Joseph Marra, age 9, of Elnora, New York, for his question:
How do lakes form?
A lake is a giant puddle with enough water to fill a hollowed out basin in the earth. As a rule, a few friendly streams empty in enough water to keep it filled ¬and other streams lead some of the water away to keep it from overflowing. Each lake has a different story to tell about its birth an exciting story of how the hollow basin formed in the ground and how it happened to fill with lake water.
The earth creates lots of lakes, large and small. But she does not intend them to live as long as her mighty mountains. Most of our brimming lakes will be swamps or dry land 100,000 years in the future. By that time, other basins will be hollowed in the earth and filled with lake water. Some will form on high slopes where melting water runs down from glaciers on the lofty mountain peaks. Others will form around flat glaciers, where melting water fills hollows already there in the ground.
Other future lakes will form where earthquakes and landslides change the ups and downs of the ground. Sometimes earthquakes .cause the ground to sink and form a hollow trough. If this basin happens to be near a stream or river, the water is likely to drain down and fill it with lake water. Sometimes a landslide falls across a river and stops its flow with a mighty wall of rocks and gravelly dirt. Then the water collects and forms a lake behind the landslide.

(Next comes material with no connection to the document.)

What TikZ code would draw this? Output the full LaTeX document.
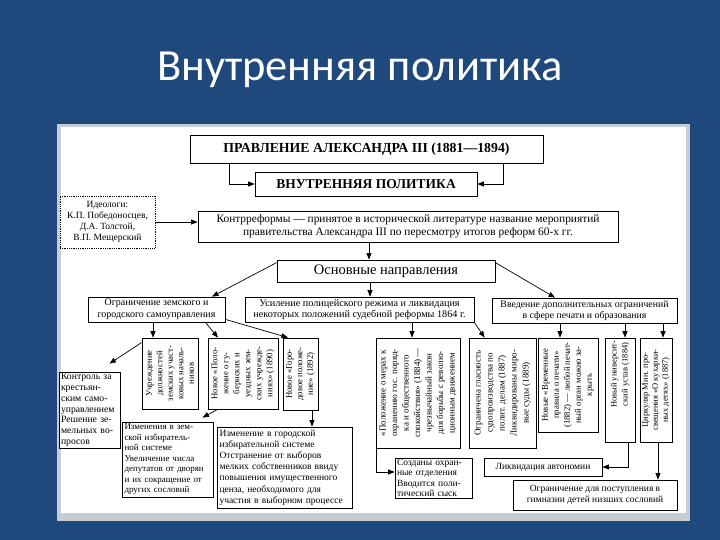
\documentclass[tikz,border=0pt]{standalone}
\usepackage{fontspec}
\setmainfont{Liberation Serif}
\newfontfamily\titlefont{Carlito}
\usetikzlibrary{arrows.meta,calc}
\definecolor{bgblue}{HTML}{1F497D}
\definecolor{framegrey}{HTML}{C8CDD4}
\newcommand\fz[2]{\fontsize{#1}{#2}\selectfont}
% [options]{name}{x1}{y1}{x2}{y2}{text}
\newcommand\bx[7][]{\node[box,minimum width={(#5-#3)*1pt},minimum height={(#6-#4)*1pt},#1] (#2) at ({(#3+#5)/2},{(#4+#6)/2}) {#7};}
\begin{document}
\begin{tikzpicture}[x=1pt,y=-1pt,
  box/.style={draw=black, line width=0.8pt, inner sep=0pt, fill=white, align=center},
  arr/.style={-{Triangle[length=6.5pt,width=5pt]}, line width=0.7pt},
  vt/.style={rotate=90, align=center, inner sep=0pt},
  ]
\useasboundingbox (0,0) rectangle (720,540);
\fill[bgblue] (0,0) rectangle (720,540);
\fill[framegrey] (57,124) rectangle (690,521);
\fill[white] (61,127) rectangle (686,513);
\node[text=white, font=\titlefont\fz{44.5}{50}] (title) at (360,70) {Внутренняя политика};

\bx[font=\bfseries\fz{13.8}{15}]{top}{190}{135}{543}{163}{ПРАВЛЕНИЕ АЛЕКСАНДРА III (1881—1894)}
\bx[font=\bfseries\fz{13.5}{15}]{vp}{255}{172}{477}{196}{ВНУТРЕННЯЯ ПОЛИТИКА}
\bx[densely dotted, font=\fz{9.5}{11}]{ideo}{60}{196}{155}{248}{Идеологи:\\К.П. Победоносцев,\\Д.А. Толстой,\\В.П. Мещерский}
\bx[font=\fz{11.4}{12.5}]{kontr}{198}{211}{618}{242}{Контрреформы — принятое в исторической литературе название мероприятий\\правительства Александра III по пересмотру итогов реформ 60-х гг.}
\bx[font=\fz{14.5}{16}]{osn}{277}{260}{495}{282}{Основные направления}
\bx[font=\fz{10}{11.5}]{ogr}{88}{297}{225}{322}{Ограничение земского и\\городского самоуправления}
\bx[font=\fz{10.2}{11.5}]{usil}{245}{297}{474}{322}{Усиление полицейского режима и ликвидация\\некоторых положений судебной реформы 1864 г.}
\bx[font=\fz{9.8}{11.5}]{vved}{492}{298}{677}{323}{Введение дополнительных ограничений\\в сфере печати и образования}

\bx{uchr}{142}{338}{198}{409}{}
\node[vt, font=\fz{8.7}{10.5}] (uchr-t) at (uchr) {Учреждение\\должностей\\земских участ-\\ковых началь-\\ников};
\bx{novpol}{208}{338}{278}{409}{}
\node[vt, font=\fz{8.7}{11}] (novpol-t) at (novpol) {Новое «Поло-\\жение о гу-\\бернских и\\уездных зем-\\ских учрежде-\\ниях» (1890)};
\bx{gorod}{283}{338}{318}{410}{}
\node[vt, font=\fz{8.7}{10.5}] (gorod-t) at (gorod) {Новое «Горо-\\довое положе-\\ние» (1892)};

\bx[font=\fz{9.7}{10.8}, align=left, text width=57pt]{kontrol}{59}{372}{120}{448}{Контроль за\\крестьян-\\ским само-\\управлением\\Решение зе-\\мельных во-\\просов}
\bx[font=\fz{9}{10.5}, align=left, text width=86pt]{izmz}{122}{422}{213}{497}{Изменения в зем-\\ской избиратель-\\ной системе\\Увеличение числа\\депутатов от дворян\\и их сокращение от\\других сословий}
\bx[font=\fz{9.5}{11.2}, align=left, text width=130pt]{izmg}{217}{427}{352}{508}{Изменение в городской\\избирательной системе\\Отстранение от выборов\\мелких собственников ввиду\\повышения имущественного\\ценза, необходимого для\\участия в выборном процессе}

\bx{polozh}{376}{338}{460}{448}{}
\node[vt, font=\fz{9}{11.5}] (polozh-t) at (polozh) {«Положение о мерах к\\охранению гос. поряд-\\ка и общественного\\спокойствия» (1884) —\\чрезвычайный закон\\для борьбы с револю-\\ционным движением};
\bx{glasn}{469}{338}{536}{448}{}
\node[vt, font=\fz{9}{12}] (glasn-t) at (glasn) {Ограничена гласность\\судопроизводства по\\полит. делам (1887)\\Ликвидированы миро-\\вые суды (1889)};
\bx[font=\fz{9.5}{10.5}, align=left, text width=73pt]{ohran}{395}{458}{472}{498}{Созданы охран-\\ные отделения\\Вводится поли-\\тический сыск}

\bx{vrem}{538}{338}{598}{432}{}
\node[vt, font=\fz{8.7}{11}] (vrem-t) at (vrem) {Новые «Временные\\правила о печати»\\(1882) — любой печат-\\ный орган можно за-\\крыть};
\bx{univ}{605}{338}{635}{442}{}
\node[vt, font=\fz{8.5}{11}, anchor=east] (univ-t) at ([yshift=-3pt]univ.north) {Новый университ-\\ский устав (1884)};
\bx{cirk}{640}{338}{672}{442}{}
\node[vt, font=\fz{8.5}{10}] (cirk-t) at (cirk) {Циркуляр Мин. про-\\свещения «О кухарки-\\ных детях» (1887)};
\bx[font=\fz{9.5}{11}]{likv}{484}{458}{602}{476}{Ликвидация автономии}
\bx[font=\fz{9.5}{11}]{gimn}{513}{480}{677}{510}{Ограничение для поступления в\\гимназии детей низших сословий}

% connectors
\draw[arr] ([xshift=40pt]top.south west) |- (vp.west);
\draw[arr] ([xshift=-40pt]top.south east) |- (vp.east);
\draw[arr] (ideo.east) -- (kontr.west |- ideo.east);
\draw[arr] ([xshift=-39pt]kontr.south) -- ([xshift=-17pt]osn.north);
\draw[arr] ([yshift=-3pt]osn.north west) -- ([xshift=55.5pt]ogr.north);
\draw[arr] ([xshift=-16pt]osn.south) -- ([xshift=10.5pt]usil.north);
\draw[arr] ([yshift=-3pt]osn.north east) -- ([xshift=-29.5pt]vved.north);
\draw[arr] ([xshift=-3.5pt]ogr.south) -- ([xshift=-17pt]uchr.north);
\draw[arr] ([xshift=-20pt]ogr.south east) -- ([xshift=-25pt]novpol.north);
\draw[arr] ([yshift=3pt]ogr.south east) -- ([xshift=-12.5pt]gorod.north);
\draw[arr] ([yshift=-5pt]uchr.north west) -- ([xshift=20pt,yshift=8pt]kontrol.north);
\draw[arr] ([xshift=10pt]novpol.south west) -- ([xshift=35pt,yshift=4pt]izmz.north);
\draw[arr] ([xshift=11.5pt]gorod.south) -- ([xshift=27.5pt]izmg.north);
\draw[arr] ([xshift=52.5pt]usil.south) -- ([xshift=-6pt]polozh.north);
\draw[arr] (usil.south east) -- ([xshift=16pt]glasn.north west);
\draw[arr] ([xshift=1pt]polozh.south west) |- ([yshift=6pt]ohran.west);
\draw[arr] ([xshift=-24.5pt]vved.south) -- ([xshift=-8pt]vrem.north);
\draw[arr] ([xshift=40.5pt]vved.south) -- ([xshift=5pt]univ.north);
\draw[arr] ([xshift=78.5pt]vved.south) -- ([xshift=7pt]cirk.north);
\draw[arr] ([xshift=8pt]univ.south) |- (likv.east);
\draw[arr] ([xshift=2pt]cirk.south) -- ([xshift=63pt]gimn.north);
\end{tikzpicture}
\end{document}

A few future lakes will form in deep hollows at the tops of mountain peaks. As a rule, these mountains are dead or sleeping volcanos and the hollows are the craters that once poured forth streams of molten lava. Rains and melting snows collect in these high hollows and form some of the world's most lovely lakes.
Many other smallish lakes will be formed by wandering rivers who change their minds. A river, of course, always flows gently downhill to meet the waters of the ocean. It may flow fast down steep steep slopes or take its time flowing lazily across a flat plain. A lazy river is more likely to form lakes. As it goes, it tends to weave from side to side in snakey loops. Sometimes its flowing water digs a new channel and makes a shortcut across a curve. This cuts off a loop and the water it holds is left behind as a lake. Other lakes will form in hollows created when underground caves collapse.
The earth has many ways to form lakes and we also can create them. Our clever engineers do this when they build a dam across a river. Most of the flowing water is stopped in its tracks and guided to fill a reservoir. Our reservoirs are man made lakes.
During its lifetime, a lovely lake is a wondrous thing. Fishes, frogs and countless creatures thrive in its fresh water. Sedges and bullrushes grow around its brinks, water birds nest there, and all the animals of the neighborhood come tip toeing down to drink. The earth expects it to last perhaps 50,000 years. It is very sad when the human population dumps in trash and pollution that chokes and kills a lovely lake in 20 years or so.